◆ Stored data
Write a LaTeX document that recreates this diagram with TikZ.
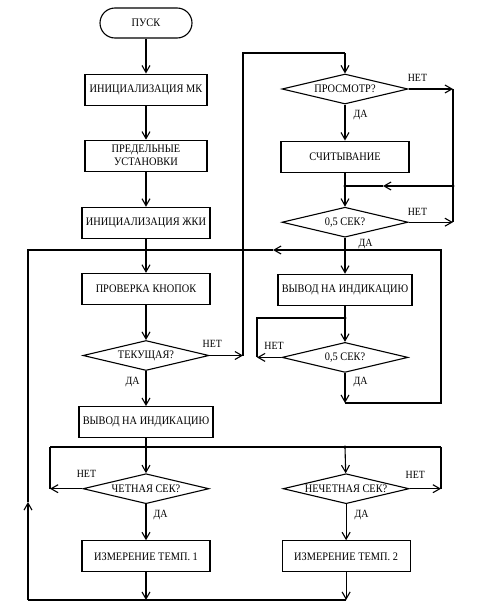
\documentclass[tikz,border=0pt]{standalone}
\usepackage{fontspec}
\setmainfont{Liberation Serif}[FakeStretch=0.9]
\usetikzlibrary{shapes.geometric, positioning, arrows.meta}

\begin{document}
\begin{tikzpicture}[
    x=1pt, y=-1pt,
    ->, >={Straight Barb[length=7pt,width=8pt]}, line width=1.1pt,
    every node/.style={font=\fontsize{11.5}{13}\selectfont},
    proc/.style={draw, rectangle, minimum width=128pt, minimum height=31pt, align=center, inner sep=2pt},
    term/.style={draw, rectangle, rounded corners=15pt, minimum width=92pt, minimum height=30pt},
    decis/.style={draw, diamond, aspect=4.2, inner sep=0pt, minimum width=126pt, minimum height=30pt},
    lbl/.style={font=\fontsize{11}{13}\selectfont, inner sep=1pt}
]
    \useasboundingbox (0,0) rectangle (487,608);

    % Main column
    \node[term] (pusk) at (146,23) {ПУСК};
    \node[proc, minimum width=122pt, below=35pt of pusk] (initmk) {ИНИЦИАЛИЗАЦИЯ МК};
    \node[proc, minimum width=122pt, below=34pt of initmk] (limits) {ПРЕДЕЛЬНЫЕ\\УСТАНОВКИ};
    \node[proc, below=35pt of limits] (initlcd) {ИНИЦИАЛИЗАЦИЯ ЖКИ};
    \node[proc, below=34pt of initlcd] (buttons) {ПРОВЕРКА КНОПОК};
    \node[decis, below=35pt of buttons] (current) {ТЕКУЩАЯ?};
    \node[proc, minimum width=134pt, below=35pt of current] (showl) {ВЫВОД НА ИНДИКАЦИЮ};
    \node[decis, below=35pt of showl] (even) {ЧЕТНАЯ СЕК?};
    \node[proc, below=36pt of even] (temp1) {ИЗМЕРЕНИЕ ТЕМП. 1};

    % Viewing column
    \node[decis] (view) at (345,89) {ПРОСМОТР?};
    \node[proc, below=36pt of view] (readout) {СЧИТЫВАНИЕ};
    \node[decis, below=34pt of readout] (sec1) {0,5 СЕК?};
    \node[proc, minimum width=134pt, below=36pt of sec1] (showr) {ВЫВОД НА ИНДИКАЦИЮ};
    \node[decis, below=36pt of showr] (sec2) {0,5 СЕК?};
    \node[decis, right=73pt of even] (odd) {НЕЧЕТНАЯ СЕК?};
    \node[proc, below=36pt of odd] (temp2) {ИЗМЕРЕНИЕ ТЕМП. 2};

    % Junctions and bends
    \coordinate (j1) at (146,250);
    \coordinate (j2) at (146,447);
    \coordinate (j3) at (345,447);
    \coordinate (j4) at (345,186);
    \coordinate (j6) at (345,318);
    \coordinate (rt) at (453,186);
    \coordinate (up) at (243,53);
    \coordinate (lt) at (257,318);
    \coordinate (ll) at (50,447);
    \coordinate (rl) at (441,447);
    \coordinate (rr) at (441,403);
    \coordinate (bl) at (28,600);
    \coordinate (lup) at (28,502);
    \coordinate (mid1) at (273,250);
    \coordinate (mid2) at (383,186);

    % Main flow
    \draw (pusk) -- (initmk);
    \draw (initmk) -- (limits);
    \draw (limits) -- (initlcd);
    \draw[-] (initlcd) -- (j1);
    \draw (j1) -- (buttons);
    \draw (buttons) -- (current);
    \draw (current) -- node[lbl, left=5pt, pos=0.3] {ДА} (showl);
    \draw (current.east) -- node[lbl, above=6pt, pos=0.08] {НЕТ} (current -| up);
    \draw[-] (current -| up) -- (up) -- (up -| view);
    \draw (up -| view) -- (view);
    \draw[-] (showl) -- (j2);

    % Viewing
    \draw (view) -- node[lbl, right=7pt, pos=0.3] {ДА} (readout);
    \draw (view.east) -- node[lbl, above=6pt, pos=0.2] {НЕТ} (view -| rt);
    \draw[-] (view -| rt) -- (sec1 -| rt);
    \draw[-] (readout) -- (j4);
    \draw (j4) -- (sec1);
    \draw (rt) -- (mid2);
    \draw[-] (mid2) -- (j4);
    \draw (sec1.east) -- node[lbl, above=5pt, pos=0.2] {НЕТ} (sec1 -| rt);
    \draw (sec1) -- node[lbl, right=12pt, pos=0.17] {ДА} (showr);
    \draw[-] (showr) -- (j6);
    \draw (j6) -- (sec2);
    \draw (sec2.west) -- node[lbl, above=6pt, pos=0.3] {НЕТ} (sec2 -| lt);
    \draw[-] (sec2 -| lt) -- (lt) -- (j6);
    \draw (sec2) -- node[lbl, right=7pt, pos=0.3] {ДА} (sec2 |- rr);
    \draw (sec2 |- rr) -- (rr) -- (rr |- j1) -- (mid1);
    \draw[-] (mid1) -- (j1);

    % Seconds
    \draw[-] (ll) -- (rl);
    \draw (j2) -- (even);
    \draw (j3) -- (odd);
    \draw (even.west) -- node[lbl, above=10pt, at start, xshift=4pt] {НЕТ} (even -| ll);
    \draw[-] (even -| ll) -- (ll);
    \draw (odd.east) -- node[lbl, above=9pt, pos=0.18] {НЕТ} (odd -| rl);
    \draw[-] (odd -| rl) -- (rl);
    \draw (even) -- node[lbl, right=6pt, pos=0.3] {ДА} (temp1);
    \draw (odd) -- node[lbl, right=7pt, pos=0.3] {ДА} (temp2);

    % Back to start of loop
    \draw (temp1) -- (temp1 |- bl);
    \draw (temp2) -- (temp2 |- bl);
    \draw[-] (temp2 |- bl) -- (bl);
    \draw (bl) -- (lup);
    \draw[-] (lup) -- (bl |- j1) -- (j1);

    % Dots
    \foreach \j in {j1, j2, j3, j4, j6, rt}
        \fill (\j) circle[radius=1.7pt];
\end{tikzpicture}
\end{document}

◆ Job
Write the listing out a second time exactly, dropping all images.

◆ Finished task
Write a LaTeX document that recreates this diagram with TikZ.
\documentclass[tikz,border=0pt]{standalone}
\usepackage{fontspec}
\setmainfont{Liberation Serif}[FakeStretch=0.9]
\usetikzlibrary{shapes.geometric, positioning, arrows.meta}

\begin{document}
\begin{tikzpicture}[
    x=1pt, y=-1pt,
    ->, >={Straight Barb[length=7pt,width=8pt]}, line width=1.1pt,
    every node/.style={font=\fontsize{11.5}{13}\selectfont},
    proc/.style={draw, rectangle, minimum width=128pt, minimum height=31pt, align=center, inner sep=2pt},
    term/.style={draw, rectangle, rounded corners=15pt, minimum width=92pt, minimum height=30pt},
    decis/.style={draw, diamond, aspect=4.2, inner sep=0pt, minimum width=126pt, minimum height=30pt},
    lbl/.style={font=\fontsize{11}{13}\selectfont, inner sep=1pt}
]
    \useasboundingbox (0,0) rectangle (487,608);

    % Main column
    \node[term] (pusk) at (146,23) {ПУСК};
    \node[proc, minimum width=122pt, below=35pt of pusk] (initmk) {ИНИЦИАЛИЗАЦИЯ МК};
    \node[proc, minimum width=122pt, below=34pt of initmk] (limits) {ПРЕДЕЛЬНЫЕ\\УСТАНОВКИ};
    \node[proc, below=35pt of limits] (initlcd) {ИНИЦИАЛИЗАЦИЯ ЖКИ};
    \node[proc, below=34pt of initlcd] (buttons) {ПРОВЕРКА КНОПОК};
    \node[decis, below=35pt of buttons] (current) {ТЕКУЩАЯ?};
    \node[proc, minimum width=134pt, below=35pt of current] (showl) {ВЫВОД НА ИНДИКАЦИЮ};
    \node[decis, below=35pt of showl] (even) {ЧЕТНАЯ СЕК?};
    \node[proc, below=36pt of even] (temp1) {ИЗМЕРЕНИЕ ТЕМП. 1};

    % Viewing column
    \node[decis] (view) at (345,89) {ПРОСМОТР?};
    \node[proc, below=36pt of view] (readout) {СЧИТЫВАНИЕ};
    \node[decis, below=34pt of readout] (sec1) {0,5 СЕК?};
    \node[proc, minimum width=134pt, below=36pt of sec1] (showr) {ВЫВОД НА ИНДИКАЦИЮ};
    \node[decis, below=36pt of showr] (sec2) {0,5 СЕК?};
    \node[decis, right=73pt of even] (odd) {НЕЧЕТНАЯ СЕК?};
    \node[proc, below=36pt of odd] (temp2) {ИЗМЕРЕНИЕ ТЕМП. 2};

    % Junctions and bends
    \coordinate (j1) at (146,250);
    \coordinate (j2) at (146,447);
    \coordinate (j3) at (345,447);
    \coordinate (j4) at (345,186);
    \coordinate (j6) at (345,318);
    \coordinate (rt) at (453,186);
    \coordinate (up) at (243,53);
    \coordinate (lt) at (257,318);
    \coordinate (ll) at (50,447);
    \coordinate (rl) at (441,447);
    \coordinate (rr) at (441,403);
    \coordinate (bl) at (28,600);
    \coordinate (lup) at (28,502);
    \coordinate (mid1) at (273,250);
    \coordinate (mid2) at (383,186);

    % Main flow
    \draw (pusk) -- (initmk);
    \draw (initmk) -- (limits);
    \draw (limits) -- (initlcd);
    \draw[-] (initlcd) -- (j1);
    \draw (j1) -- (buttons);
    \draw (buttons) -- (current);
    \draw (current) -- node[lbl, left=5pt, pos=0.3] {ДА} (showl);
    \draw (current.east) -- node[lbl, above=6pt, pos=0.08] {НЕТ} (current -| up);
    \draw[-] (current -| up) -- (up) -- (up -| view);
    \draw (up -| view) -- (view);
    \draw[-] (showl) -- (j2);

    % Viewing
    \draw (view) -- node[lbl, right=7pt, pos=0.3] {ДА} (readout);
    \draw (view.east) -- node[lbl, above=6pt, pos=0.2] {НЕТ} (view -| rt);
    \draw[-] (view -| rt) -- (sec1 -| rt);
    \draw[-] (readout) -- (j4);
    \draw (j4) -- (sec1);
    \draw (rt) -- (mid2);
    \draw[-] (mid2) -- (j4);
    \draw (sec1.east) -- node[lbl, above=5pt, pos=0.2] {НЕТ} (sec1 -| rt);
    \draw (sec1) -- node[lbl, right=12pt, pos=0.17] {ДА} (showr);
    \draw[-] (showr) -- (j6);
    \draw (j6) -- (sec2);
    \draw (sec2.west) -- node[lbl, above=6pt, pos=0.3] {НЕТ} (sec2 -| lt);
    \draw[-] (sec2 -| lt) -- (lt) -- (j6);
    \draw (sec2) -- node[lbl, right=7pt, pos=0.3] {ДА} (sec2 |- rr);
    \draw (sec2 |- rr) -- (rr) -- (rr |- j1) -- (mid1);
    \draw[-] (mid1) -- (j1);

    % Seconds
    \draw[-] (ll) -- (rl);
    \draw (j2) -- (even);
    \draw (j3) -- (odd);
    \draw (even.west) -- node[lbl, above=10pt, at start, xshift=4pt] {НЕТ} (even -| ll);
    \draw[-] (even -| ll) -- (ll);
    \draw (odd.east) -- node[lbl, above=9pt, pos=0.18] {НЕТ} (odd -| rl);
    \draw[-] (odd -| rl) -- (rl);
    \draw (even) -- node[lbl, right=6pt, pos=0.3] {ДА} (temp1);
    \draw (odd) -- node[lbl, right=7pt, pos=0.3] {ДА} (temp2);

    % Back to start of loop
    \draw (temp1) -- (temp1 |- bl);
    \draw (temp2) -- (temp2 |- bl);
    \draw[-] (temp2 |- bl) -- (bl);
    \draw (bl) -- (lup);
    \draw[-] (lup) -- (bl |- j1) -- (j1);

    % Dots
    \foreach \j in {j1, j2, j3, j4, j6, rt}
        \fill (\j) circle[radius=1.7pt];
\end{tikzpicture}
\end{document}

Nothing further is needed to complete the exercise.